Its normal hype surcharge pricing. Go where the locals go and you can do better:
“The two dishes came out to $26.89, and I am being so serious when I say I’ve had several meals that are both more tasty and significantly more filling at less than half the price.”
Full disclosure, I rarely eat out. I make better burgers at home for a LOT less, like $3 for a fully dressed burger AND fries. No #@*%& tipping bullshit either!
Isn’t Elon paying women to have the secret Elon sauce?
Its giving Harley Davidson Cafe vibes.
500 bonus points.
Hold the Elon sauce.
Would you accept the Elon sauce if he offered to buy you a horse?
COTD
Due to concerns of sex jokes in COTD, I cannot feature this, but you definitely got a hearty chuckle out of me! <3
David’s the one being prudish about this, isn’t he?
It’s definitely fathead.
Oh, god, no. I do not want to hold any of Elon’s sauce, thank you.
Swallow!
I just vomited a little at work, so thank you for that
I find this bizarre. Why would I want to watch the last 20 minutes of a sci-fi B movie while charging my car? Why would I want to pay $25 for food that sounds lower quality than White Castle? Why would I want to go to a charging station that appears to be modeled after a building from a decades old cartoon I never watched?
I just don’t get it. Literally nothing about this concept sounds appealing or interesting.
well, its a Tesla project, so thats par for the course.
Wait, did this take design influences from the pillboxes in Normandy? Oh, Elon, all the dogs in town are responding to your
whistledelicious food!Holy shit you are right. It looks just like those observing bunkers along the cliff.
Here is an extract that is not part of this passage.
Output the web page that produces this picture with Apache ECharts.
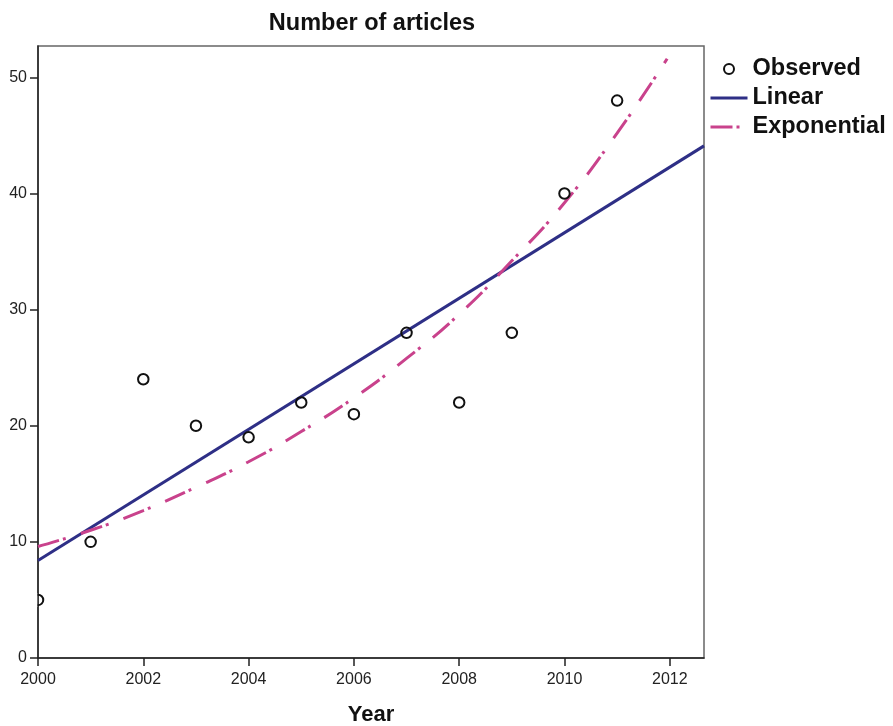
<!DOCTYPE html>
<html>
<head>
<meta charset="utf-8">
<script src="https://cdn.jsdelivr.net/npm/echarts@6/dist/echarts.min.js"></script>
<style>
html,body{margin:0;padding:0;background:#fff;}
#chart{width:893px;height:726px;}
</style>
</head>
<body>
<div id="chart"></div>
<script>
// Observed data (year, number of articles)
const years = [2000, 2001, 2002, 2003, 2004, 2005, 2006, 2007, 2008, 2009, 2010, 2011];
const observed = [5, 10, 24, 20, 19, 22, 21, 28, 22, 28, 40, 48];

// Linear fit line (end points)
const linearYears = [2000, 2012.65];
const linearValues = [8.4, 44.1];

// Exponential fit curve
const expYears = [2000, 2001, 2002, 2003, 2004, 2005, 2006, 2007, 2008, 2009, 2010, 2011, 2011.95];
const expValues = [9.6, 11.0, 12.7, 14.7, 16.9, 19.5, 22.4, 25.8, 29.6, 34.2, 39.2, 45.2, 51.6];

const xTicks = [2000, 2002, 2004, 2006, 2008, 2010, 2012];
const yTicks = [0, 10, 20, 30, 40, 50];

const FONT = '"Liberation Sans", Arial, sans-serif';
const LINEAR_COLOR = '#2e2f86';
const EXP_COLOR = '#c9428c';

const chart = echarts.init(document.getElementById('chart'), null, {renderer: 'canvas'});
chart.setOption({
  animation: false,
  backgroundColor: '#ffffff',
  title: {
    text: 'Number of articles',
    left: 367, top: 7,
    textAlign: 'center',
    textStyle: {fontFamily: FONT, fontSize: 23.5, fontWeight: 'bold', color: '#111'}
  },
  legend: {
    orient: 'vertical',
    left: 709, top: 57,
    padding: 0,
    itemWidth: 37, itemHeight: 10,
    itemGap: 5,
    lineStyle: {width: 3},
    textStyle: {fontFamily: FONT, fontSize: 23.5, fontWeight: 'bold', color: '#111', lineHeight: 24},
    data: [
      {name: 'Observed', icon: 'circle', itemStyle: {color: 'rgba(255,255,255,0)', borderColor: '#111', borderWidth: 2}},
      {name: 'Linear', itemStyle: {opacity: 0}},
      {name: 'Exponential', itemStyle: {opacity: 0}}
    ]
  },
  grid: {
    left: 38, top: 46, width: 666, height: 612,
    containLabel: false,
    outerBoundsMode: 'none',
    show: true, borderColor: '#666', borderWidth: 1.5, backgroundColor: 'transparent'
  },
  xAxis: {
    type: 'value',
    min: 2000, max: 2012.65, interval: 2,
    name: 'Year', nameLocation: 'middle', nameGap: 46,
    nameTextStyle: {fontFamily: FONT, fontSize: 22, fontWeight: 'bold', color: '#111'},
    axisLine: {show: true, onZero: false, lineStyle: {color: '#222', width: 1.5}},
    axisTick: {show: true, inside: false, length: 8, lineStyle: {color: '#222', width: 1.5},
      customValues: xTicks},
    axisLabel: {fontFamily: FONT, fontSize: 16, color: '#222', margin: 14,
      customValues: xTicks, formatter: v => String(v)},
    splitLine: {show: false}
  },
  yAxis: {
    type: 'value',
    min: 0, max: 52.7, interval: 10,
    axisLine: {show: true, onZero: false, lineStyle: {color: '#222', width: 1.5}},
    axisTick: {show: true, inside: false, length: 8, lineStyle: {color: '#222', width: 1.5},
      customValues: yTicks},
    axisLabel: {fontFamily: FONT, fontSize: 16, color: '#222', margin: 11,
      customValues: yTicks, formatter: v => String(v)},
    splitLine: {show: false}
  },
  series: [
    {
      name: 'Observed',
      type: 'scatter',
      symbol: 'circle',
      symbolSize: 10.5,
      itemStyle: {color: 'rgba(255,255,255,0)', borderColor: '#111', borderWidth: 2, opacity: 1},
      data: years.map((y, i) => [y, observed[i]]),
      z: 5
    },
    {
      name: 'Linear',
      type: 'line',
      symbol: 'none',
      lineStyle: {color: LINEAR_COLOR, width: 3},
      itemStyle: {color: LINEAR_COLOR},
      data: linearYears.map((y, i) => [y, linearValues[i]]),
      z: 3
    },
    {
      name: 'Exponential',
      type: 'line',
      symbol: 'none',
      smooth: true,
      lineStyle: {color: EXP_COLOR, width: 3, type: [22, 4, 3, 16]},
      itemStyle: {color: EXP_COLOR},
      data: expYears.map((y, i) => [y, expValues[i]]),
      z: 4
    }
  ]
});

// Mask the part of any marker that falls left of the plot area (clip to the plot box)
const graphics = [];
const plotLeft = chart.convertToPixel({gridIndex: 0}, [2000, 0])[0];
years.forEach((y, i) => {
  const p = chart.convertToPixel({gridIndex: 0}, [y, observed[i]]);
  if (p[0] - 6 < plotLeft) {
    graphics.push({
      type: 'rect', z: 100,
      shape: {x: p[0] - 8, y: p[1] - 7, width: plotLeft - 0.75 - (p[0] - 8), height: 14},
      style: {fill: '#fff'}
    });
  }
});
chart.setOption({graphic: graphics});
</script>
</body>
</html>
‘over the air frier updates’ killed me. top notch comedy, Griffin
Funny thing is that is that many brands of commercial fryers actually are wifi enabled and have OTA updates as a “feature” so there’s a very large chance some poor kitchen has been caught out by this happening mid-rush.
If price is such a concern, I think Uber should open a competing diner where all the workers are paid a few cents per item and then get to pay 35% taxes on their 1099 income if they manage to avoid getting fired without cause.
“Meal was awful and I vomited on the table”: 4 stars
“Meal was tolerable and I don’t have food poisoning”: 5 stars
So you’re telling me a Silicon Valley tech company took something that already exists and made a much worse and more expensive version of it?
someone should make a show about that
It is called the news.
Does anyone remember Eatsa?
Don’t forget that this diner would have probably sucked up enough venture capital to cure cancer, too.
Until cancer gets a fancy real-time tracking app where we can monitor
clients’patients’ demographic data and habits, it’ll never get off the ground!Come on, cancer — talk to your publicist and maybe we can set up a quick call.